直到今天,店里才有 iPhone 5S, 给雯子买了一个。果粉的快乐不是我们能够理解的。 今天去了教会。听布道的时候我一直在打瞌睡。似乎我到教堂主要是为了寻找某种放松的状态。但是,在某一秒的瞬间,我确实被感动了,不是因为牧师说了什么(他的话我都没听见),而是我想到我每一天都在麻木或者忧虑中度过。此时,上帝给了我一个安静的打瞌睡的机会,彷佛这是每个星期最好的时刻和仅有的安慰。
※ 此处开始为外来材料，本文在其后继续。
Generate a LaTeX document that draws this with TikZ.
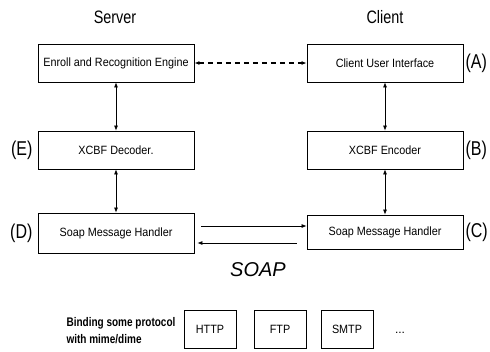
\documentclass[tikz,border=0pt]{standalone}
\usepackage{fontspec}
\setmainfont{Liberation Sans}
\newfontfamily\boxfont{Liberation Sans}[FakeStretch=0.9]
\newfontfamily\headfont{Liberation Sans}[FakeStretch=0.8]
\usetikzlibrary{positioning,arrows.meta}

\begin{document}
\begin{tikzpicture}[x=1pt,y=-1pt,
    blk/.style={draw,line width=0.8pt,minimum width=156pt,minimum height=38pt,
      font=\boxfont\fontsize{12}{14}\selectfont},
    proto/.style={draw,line width=0.8pt,minimum width=52pt,minimum height=38pt,
      font=\boxfont\fontsize{12}{14}\selectfont},
    tag/.style={inner sep=0pt,font=\headfont\fontsize{20}{22}\selectfont},
    side/.style={font=\headfont\fontsize{18}{20}\selectfont},
    link/.style={line width=0.7pt,-{Latex[length=5pt,width=4pt]}},
    twoway/.style={line width=0.7pt,{Latex[length=5pt,width=4pt]}-{Latex[length=5pt,width=4pt]}}]
  \useasboundingbox (0,0) rectangle (490,351);
  % the two sides
  \node[side] (server) at (115,17) {Server};
  \node[side] (client) at (385,17) {Client};
  \node[blk] (engine) at (116,63) {Enroll and Recognition Engine};
  \node[blk] (ui) at (385,63) {Client User Interface};
  \node[blk] (decoder) at (116,150) {XCBF Decoder.};
  \node[blk] (encoder) at (385,150) {XCBF Encoder};
  \node[blk,minimum height=40pt] (soapS) at (116,233) {Soap Message Handler};
  \node[blk,minimum height=34pt] (soapC) at (385,232) {Soap Message Handler};
  % letters
  \node[tag,right=2pt of ui] (A) {(A)};
  \node[tag,right=2pt of encoder] (B) {(B)};
  \node[tag,right=2pt of soapC] (C) {(C)};
  \node[tag,left=5pt of soapS] (D) {(D)};
  \node[tag,left=5pt of decoder] (E) {(E)};
  % connectors
  \draw[twoway,line width=1.3pt,dash pattern=on 5pt off 4pt] (engine) -- (ui);
  \draw[twoway] (engine) -- (decoder);
  \draw[twoway] (decoder) -- (soapS);
  \draw[twoway] (ui) -- (encoder);
  \draw[twoway] (encoder) -- (soapC);
  \draw[link,shorten <=7pt] ([yshift=7pt]soapS.east) -- ([yshift=7pt]soapS.east -| soapC.west);
  \draw[link,shorten <=10pt,shorten >=3pt] ([yshift=-10pt]soapS.east -| soapC.west) -- ([yshift=-10pt]soapS.east);
  \node[font=\fontsize{20}{22}\selectfont\itshape] (soap) at (258,270) {SOAP};
  % bindings
  \node[font=\headfont\bfseries\fontsize{12.5}{17}\selectfont,align=left] (bind) at (121,331)
    {Binding some protocol\\with mime/dime};
  \node[proto] (http) at (210,329) {HTTP};
  \node[proto] (ftp) at (280,329) {FTP};
  \node[proto] (smtp) at (347,329) {SMTP};
  \node[font=\fontsize{12}{14}\selectfont] (more) at (400,333) {...};
\end{tikzpicture}
\end{document}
我感到得热泪盈眶。

二代们

中国是一个没有贵族传统的国家,少数人是土匪的后代,大部分人是农民和奴隶的后代。 但这并不妨碍某些人产生优越感,产生所谓血统的优势。有些人即使没有血统,但是通过买办赚了钱,成了暴发户,以为直接就贵族了,其实依然是土豪。 在中国,人对贵族的名头有一种病态的追求,归根结底,是做惯土匪和农民了,在自卑的心灵里有一种渴望。然而,无论他们做什么,说什么,一眼就让人看出本质,一眼就让人看出他们的祖宗是干什么的。 一个人,最高贵的品质,是他的谦卑。这是一种强大的气质。然而,很不幸,中国的土豪们把这理解成枪杆下的绝对的权力,或者金钱上的优越,以至于时间愈长,这些人愈显得粗俗。假如换个年代,他们要么是被砍了头,要么只是山里打游击的匪。

无题

当我对一个女人说,我愿意为你付出一切时,我只是受了热情的支配,我不知道自己在说什么。我没有可能放弃某些东西。 当我对自己的女儿说同样的话时,我是认真的。我愿意为她蜡矩成灰,变成她成长的养分。当我在肉体上被消灭时,她继承了我的基因,梦想,完成另一种形式的永恒延续。